RECORDS TO USE ▸
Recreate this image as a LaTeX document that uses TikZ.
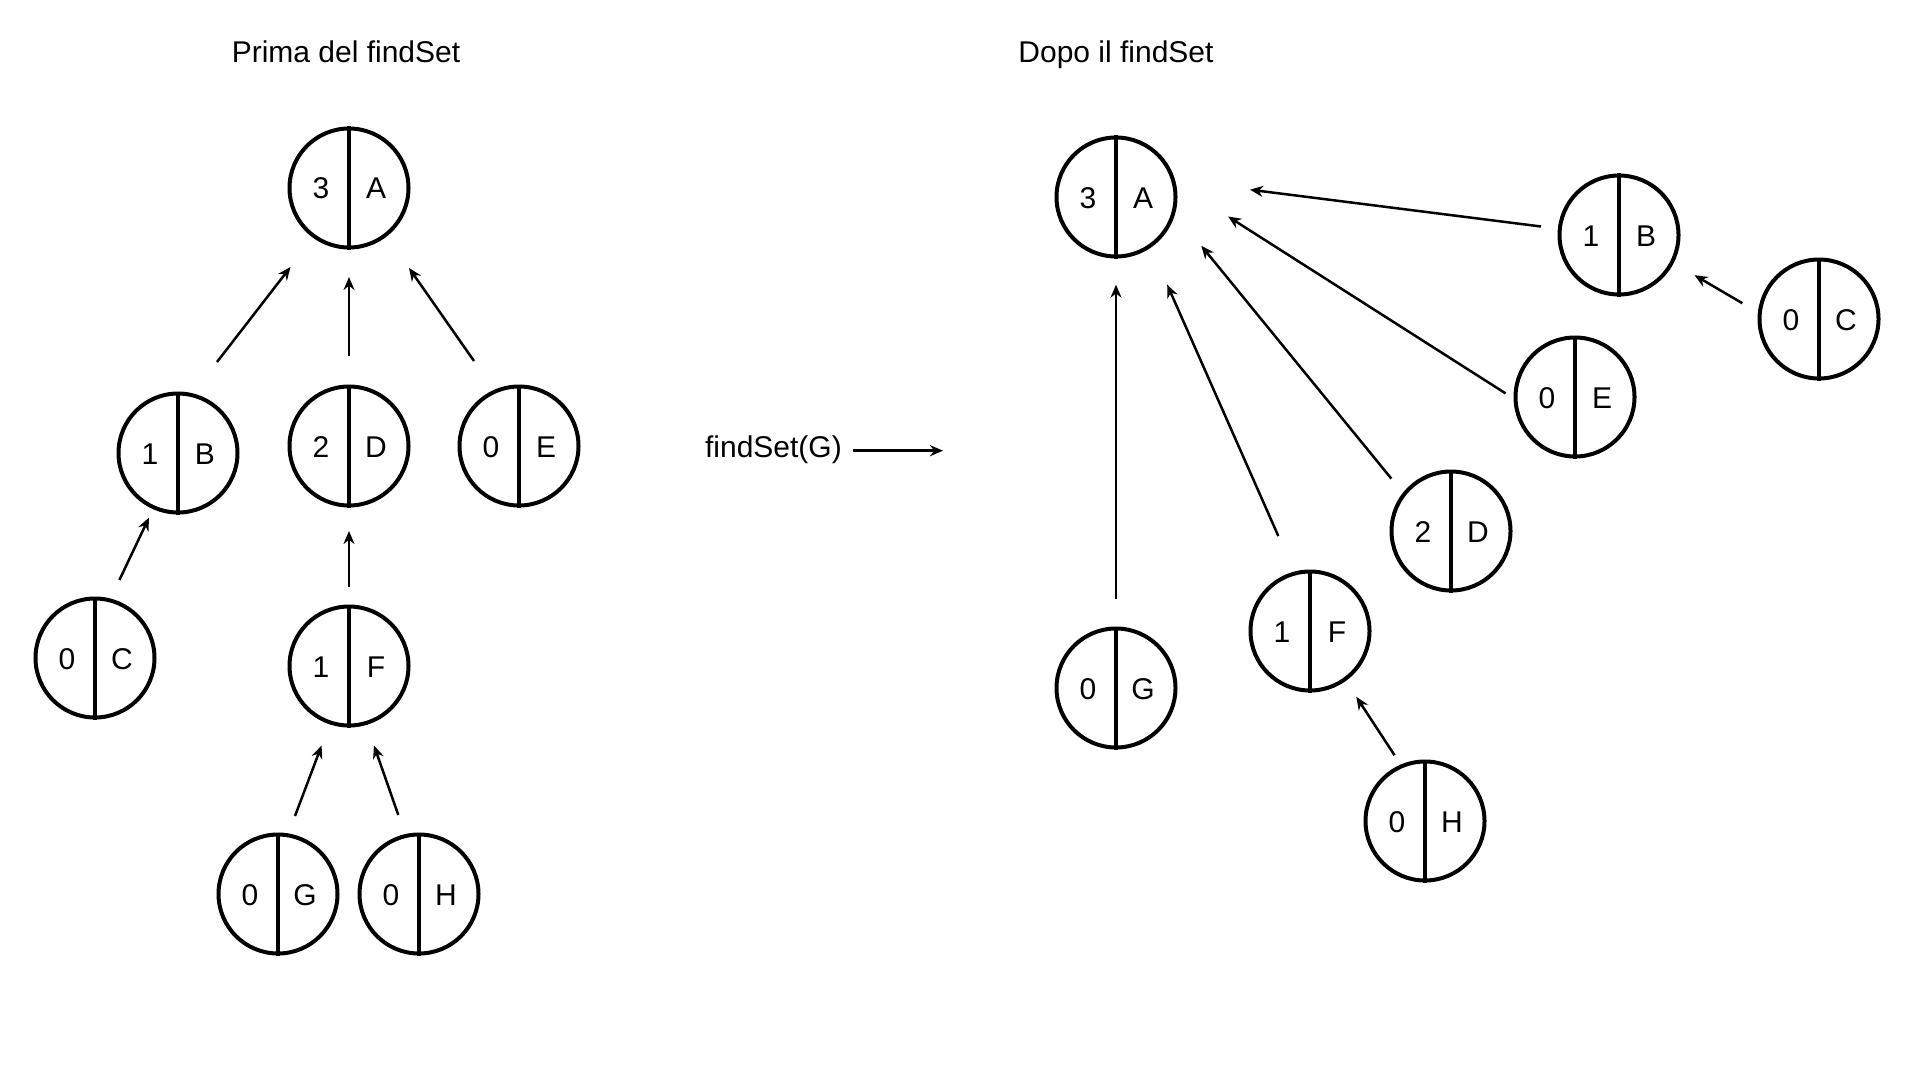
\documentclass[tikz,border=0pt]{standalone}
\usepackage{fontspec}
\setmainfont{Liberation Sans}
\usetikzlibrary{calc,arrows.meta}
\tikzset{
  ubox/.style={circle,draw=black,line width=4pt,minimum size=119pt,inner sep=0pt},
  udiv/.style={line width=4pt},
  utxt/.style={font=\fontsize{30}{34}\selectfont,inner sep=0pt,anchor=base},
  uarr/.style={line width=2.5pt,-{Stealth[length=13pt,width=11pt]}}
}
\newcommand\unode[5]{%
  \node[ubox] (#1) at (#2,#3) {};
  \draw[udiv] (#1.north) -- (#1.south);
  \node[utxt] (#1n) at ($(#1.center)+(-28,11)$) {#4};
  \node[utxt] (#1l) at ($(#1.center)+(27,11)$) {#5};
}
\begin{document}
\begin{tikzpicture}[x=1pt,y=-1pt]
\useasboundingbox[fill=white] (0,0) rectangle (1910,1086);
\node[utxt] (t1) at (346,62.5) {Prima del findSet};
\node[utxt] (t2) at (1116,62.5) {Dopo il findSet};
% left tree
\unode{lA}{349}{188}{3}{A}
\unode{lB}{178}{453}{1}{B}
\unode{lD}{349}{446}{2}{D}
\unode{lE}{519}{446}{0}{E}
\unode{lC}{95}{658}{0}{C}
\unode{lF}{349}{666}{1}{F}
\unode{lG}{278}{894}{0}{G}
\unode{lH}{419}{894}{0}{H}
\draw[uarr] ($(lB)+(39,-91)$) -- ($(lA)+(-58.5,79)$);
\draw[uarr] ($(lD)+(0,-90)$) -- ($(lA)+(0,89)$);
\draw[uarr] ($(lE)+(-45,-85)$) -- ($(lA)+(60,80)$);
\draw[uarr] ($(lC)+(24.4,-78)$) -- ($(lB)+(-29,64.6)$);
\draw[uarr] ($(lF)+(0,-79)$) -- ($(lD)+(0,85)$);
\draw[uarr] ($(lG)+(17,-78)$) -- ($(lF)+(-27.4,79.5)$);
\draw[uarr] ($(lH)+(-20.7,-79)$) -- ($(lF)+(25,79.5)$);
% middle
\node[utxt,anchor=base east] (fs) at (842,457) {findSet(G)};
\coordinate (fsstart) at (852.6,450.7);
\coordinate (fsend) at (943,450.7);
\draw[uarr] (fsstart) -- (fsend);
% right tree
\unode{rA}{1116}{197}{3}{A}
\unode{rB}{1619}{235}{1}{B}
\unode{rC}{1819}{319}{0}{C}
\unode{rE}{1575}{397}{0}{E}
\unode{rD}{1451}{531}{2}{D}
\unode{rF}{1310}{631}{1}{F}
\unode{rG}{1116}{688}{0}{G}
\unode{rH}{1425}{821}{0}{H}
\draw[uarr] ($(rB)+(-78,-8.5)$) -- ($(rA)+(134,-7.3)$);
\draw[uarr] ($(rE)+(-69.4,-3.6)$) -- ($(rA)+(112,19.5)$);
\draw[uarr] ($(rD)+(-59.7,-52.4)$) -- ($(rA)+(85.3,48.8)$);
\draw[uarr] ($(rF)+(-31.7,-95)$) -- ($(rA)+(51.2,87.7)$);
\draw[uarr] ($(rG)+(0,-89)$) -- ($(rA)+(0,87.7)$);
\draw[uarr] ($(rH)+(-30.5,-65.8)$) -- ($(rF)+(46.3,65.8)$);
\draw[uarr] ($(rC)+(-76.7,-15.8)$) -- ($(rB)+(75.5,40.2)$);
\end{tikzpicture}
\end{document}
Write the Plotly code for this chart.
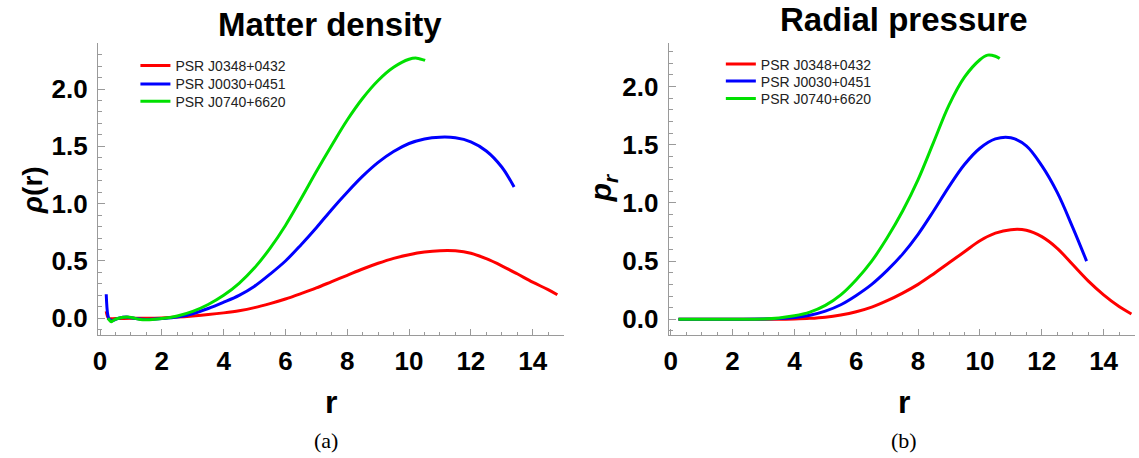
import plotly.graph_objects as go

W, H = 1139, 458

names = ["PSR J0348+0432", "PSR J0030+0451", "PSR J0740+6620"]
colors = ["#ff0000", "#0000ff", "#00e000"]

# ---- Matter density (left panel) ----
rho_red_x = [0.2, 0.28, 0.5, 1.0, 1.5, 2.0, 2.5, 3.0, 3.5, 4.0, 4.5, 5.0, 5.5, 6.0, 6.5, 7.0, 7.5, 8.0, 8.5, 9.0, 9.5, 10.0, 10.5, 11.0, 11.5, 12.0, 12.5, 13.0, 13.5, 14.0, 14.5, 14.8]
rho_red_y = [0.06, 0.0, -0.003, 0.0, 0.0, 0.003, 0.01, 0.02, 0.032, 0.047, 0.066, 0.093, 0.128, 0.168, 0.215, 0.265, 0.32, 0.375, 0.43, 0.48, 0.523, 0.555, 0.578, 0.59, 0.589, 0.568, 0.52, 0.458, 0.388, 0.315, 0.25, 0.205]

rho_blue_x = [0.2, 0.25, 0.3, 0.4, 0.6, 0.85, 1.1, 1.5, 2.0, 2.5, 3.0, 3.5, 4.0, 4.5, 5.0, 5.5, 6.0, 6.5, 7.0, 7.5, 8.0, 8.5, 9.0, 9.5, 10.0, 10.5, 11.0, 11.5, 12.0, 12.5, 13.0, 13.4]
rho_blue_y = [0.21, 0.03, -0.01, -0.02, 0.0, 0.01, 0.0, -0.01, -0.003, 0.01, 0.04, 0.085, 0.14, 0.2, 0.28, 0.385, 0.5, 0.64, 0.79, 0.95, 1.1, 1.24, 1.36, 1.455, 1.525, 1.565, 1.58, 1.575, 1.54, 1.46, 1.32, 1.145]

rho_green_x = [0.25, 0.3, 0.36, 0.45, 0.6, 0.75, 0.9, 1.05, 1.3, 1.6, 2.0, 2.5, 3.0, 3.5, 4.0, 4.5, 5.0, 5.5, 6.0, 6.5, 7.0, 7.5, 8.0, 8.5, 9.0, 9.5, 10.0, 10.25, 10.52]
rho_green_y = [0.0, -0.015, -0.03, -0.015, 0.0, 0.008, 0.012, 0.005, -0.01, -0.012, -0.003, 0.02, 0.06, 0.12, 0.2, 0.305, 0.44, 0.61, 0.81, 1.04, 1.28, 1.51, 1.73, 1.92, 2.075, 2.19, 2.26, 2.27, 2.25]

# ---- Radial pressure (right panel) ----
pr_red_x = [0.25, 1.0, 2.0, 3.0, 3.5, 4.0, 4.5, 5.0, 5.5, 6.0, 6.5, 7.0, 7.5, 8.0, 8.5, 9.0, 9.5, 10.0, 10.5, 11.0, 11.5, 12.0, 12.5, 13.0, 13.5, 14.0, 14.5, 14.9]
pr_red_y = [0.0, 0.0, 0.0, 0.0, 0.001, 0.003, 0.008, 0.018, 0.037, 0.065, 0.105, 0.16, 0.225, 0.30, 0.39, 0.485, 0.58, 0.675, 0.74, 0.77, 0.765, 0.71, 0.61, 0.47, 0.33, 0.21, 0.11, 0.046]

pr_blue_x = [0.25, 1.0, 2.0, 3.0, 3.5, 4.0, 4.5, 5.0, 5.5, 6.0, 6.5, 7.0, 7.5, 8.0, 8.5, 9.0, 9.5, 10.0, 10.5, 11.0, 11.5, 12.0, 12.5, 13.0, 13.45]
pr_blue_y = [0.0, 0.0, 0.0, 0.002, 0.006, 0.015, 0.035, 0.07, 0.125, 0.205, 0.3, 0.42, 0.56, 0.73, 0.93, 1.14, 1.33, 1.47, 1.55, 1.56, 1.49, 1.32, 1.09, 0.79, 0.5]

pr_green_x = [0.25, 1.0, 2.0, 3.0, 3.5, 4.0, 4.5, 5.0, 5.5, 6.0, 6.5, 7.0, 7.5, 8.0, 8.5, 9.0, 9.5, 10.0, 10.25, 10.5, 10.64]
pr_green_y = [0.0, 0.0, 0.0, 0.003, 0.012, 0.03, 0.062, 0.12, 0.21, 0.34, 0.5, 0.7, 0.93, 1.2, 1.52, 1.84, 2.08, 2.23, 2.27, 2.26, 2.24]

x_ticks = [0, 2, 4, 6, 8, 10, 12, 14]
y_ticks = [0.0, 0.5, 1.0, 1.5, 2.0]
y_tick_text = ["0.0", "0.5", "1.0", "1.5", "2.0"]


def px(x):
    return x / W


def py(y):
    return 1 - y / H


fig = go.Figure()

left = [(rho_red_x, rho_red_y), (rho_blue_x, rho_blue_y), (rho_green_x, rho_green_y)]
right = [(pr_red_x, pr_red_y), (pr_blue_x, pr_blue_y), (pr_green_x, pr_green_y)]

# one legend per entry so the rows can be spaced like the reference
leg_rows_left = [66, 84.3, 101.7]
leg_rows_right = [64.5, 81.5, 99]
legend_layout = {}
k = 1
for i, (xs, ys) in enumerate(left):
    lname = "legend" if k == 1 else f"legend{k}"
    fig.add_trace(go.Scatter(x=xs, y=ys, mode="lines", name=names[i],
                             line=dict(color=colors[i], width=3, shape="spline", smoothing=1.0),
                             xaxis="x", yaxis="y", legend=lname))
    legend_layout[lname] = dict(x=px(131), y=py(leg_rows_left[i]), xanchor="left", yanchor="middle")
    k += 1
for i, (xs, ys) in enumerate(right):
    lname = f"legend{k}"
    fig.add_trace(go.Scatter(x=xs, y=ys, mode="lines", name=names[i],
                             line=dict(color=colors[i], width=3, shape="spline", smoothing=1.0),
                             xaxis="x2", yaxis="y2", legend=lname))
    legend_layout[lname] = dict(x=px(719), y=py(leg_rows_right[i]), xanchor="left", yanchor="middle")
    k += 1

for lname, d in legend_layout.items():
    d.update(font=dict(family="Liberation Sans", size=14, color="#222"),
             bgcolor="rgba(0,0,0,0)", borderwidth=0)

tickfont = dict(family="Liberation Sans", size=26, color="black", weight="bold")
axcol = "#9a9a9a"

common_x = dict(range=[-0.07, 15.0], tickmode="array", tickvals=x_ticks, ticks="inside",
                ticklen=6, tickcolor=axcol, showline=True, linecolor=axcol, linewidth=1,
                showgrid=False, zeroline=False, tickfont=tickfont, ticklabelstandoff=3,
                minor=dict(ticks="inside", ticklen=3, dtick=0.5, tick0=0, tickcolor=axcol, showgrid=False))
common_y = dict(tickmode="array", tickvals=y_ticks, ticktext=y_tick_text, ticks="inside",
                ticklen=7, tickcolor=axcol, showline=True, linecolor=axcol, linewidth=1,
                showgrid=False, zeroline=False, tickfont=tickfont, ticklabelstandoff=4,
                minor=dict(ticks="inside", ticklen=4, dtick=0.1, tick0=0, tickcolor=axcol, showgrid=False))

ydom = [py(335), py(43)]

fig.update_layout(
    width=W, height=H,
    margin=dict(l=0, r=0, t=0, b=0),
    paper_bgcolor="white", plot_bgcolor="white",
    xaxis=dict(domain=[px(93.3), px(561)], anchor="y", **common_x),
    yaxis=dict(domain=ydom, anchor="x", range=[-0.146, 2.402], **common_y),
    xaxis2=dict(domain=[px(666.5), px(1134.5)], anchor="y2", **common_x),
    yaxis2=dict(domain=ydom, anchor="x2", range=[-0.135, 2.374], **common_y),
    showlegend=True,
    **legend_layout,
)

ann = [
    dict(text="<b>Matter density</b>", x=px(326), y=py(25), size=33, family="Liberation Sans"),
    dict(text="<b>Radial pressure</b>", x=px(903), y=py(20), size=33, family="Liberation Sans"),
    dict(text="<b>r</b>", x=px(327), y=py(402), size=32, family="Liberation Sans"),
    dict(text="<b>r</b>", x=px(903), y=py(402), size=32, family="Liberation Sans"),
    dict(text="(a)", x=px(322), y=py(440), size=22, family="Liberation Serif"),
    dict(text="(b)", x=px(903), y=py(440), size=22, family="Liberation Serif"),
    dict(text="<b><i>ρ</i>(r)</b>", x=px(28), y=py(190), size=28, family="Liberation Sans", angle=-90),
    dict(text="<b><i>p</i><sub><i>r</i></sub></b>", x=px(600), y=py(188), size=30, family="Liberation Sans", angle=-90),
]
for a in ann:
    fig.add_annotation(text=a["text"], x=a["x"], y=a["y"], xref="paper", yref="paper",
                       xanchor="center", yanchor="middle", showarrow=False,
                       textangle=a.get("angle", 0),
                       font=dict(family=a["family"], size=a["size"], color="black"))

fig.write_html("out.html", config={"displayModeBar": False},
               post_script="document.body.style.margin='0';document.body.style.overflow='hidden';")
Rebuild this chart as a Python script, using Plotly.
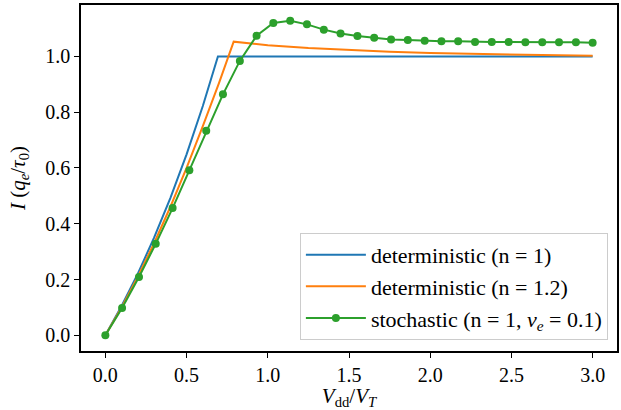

DIRECTIONS ▸ How many of the lines above include the word "this"? Respond with the number alone.

TASK OUTPUT ▸ 3